Plan*t meatballs (500g) or another brand of plant based meatballs
For the mash:
1kg golden potatoes
Splash of plant based milk
Dash of garlic oil (recipe on Prep website or you can use other olive oil)
2 x Tbs Vutter
Salt & pepper
For the sauce:
2 x carrots chopped
1 x parsnip chopped
1/2 cauliflower chopped
1 x red onion diced
1 x tsp garlic powder
1 x tsp onion powder
3 x garlic cloves chopped finely
1 x tin chopped tomatoes
1 x can coconut milk
- Preheat oven to 200℃, toss your carrots, parsnip and cauliflower in a dash of olive oil, salt & pepper then roast until tender (30-40mins approx)
- Chop your potatoes for the mash and get them on the boil in salted water (water just covering the potatoes).
- Add a dash of oil in a frying pan on med heat. Add garlic and red onion and sauté for 5 minutes.
- Add the can of chopped tomatoes, garlic & onion powder and 3/4 of the chopped parsley. Stir and mix thoroughly for another few minutes.
- Add the can of coconut milk, dash of salt and pepper, stir until fully mixed in then take off the heat .

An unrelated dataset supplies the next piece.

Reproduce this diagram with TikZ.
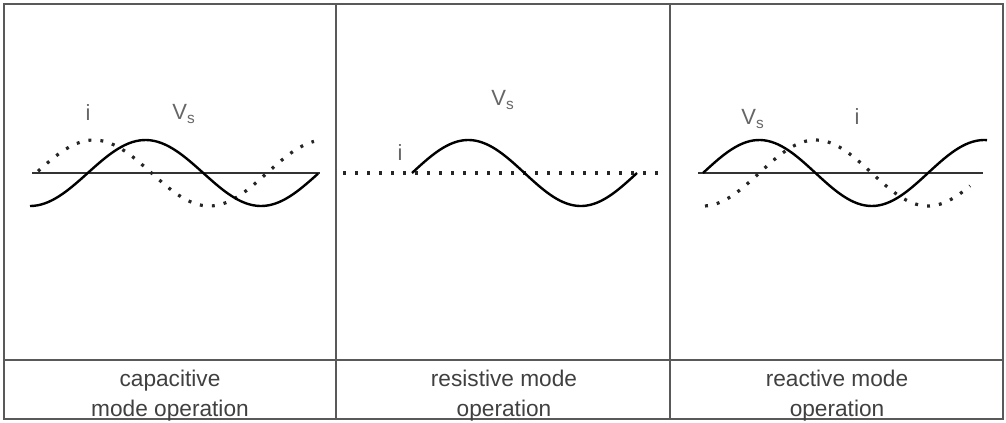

- Chop your cabbage and heat in a big frying pan on medium heat with 2 Tbs garlic oil and a splash of water. Salt then cover and stir as you need to until it’s wilted down.
- Place your roasted veges and coconut tomato sauce mix into a blender and blend until smooth..you can add water if you want a thinner sauce.
- Drain your potatoes the mash with garlic oil, plant based milk, salt, pepper and Vutter, mix in your stir fried cabbage.
- Add Meatballs to a frying pan with a dash of oil and fry until nicely browned on the sides .
- Layer on the plates mash then meatballs then sauce and garnish with the remaining parsley and enjoy!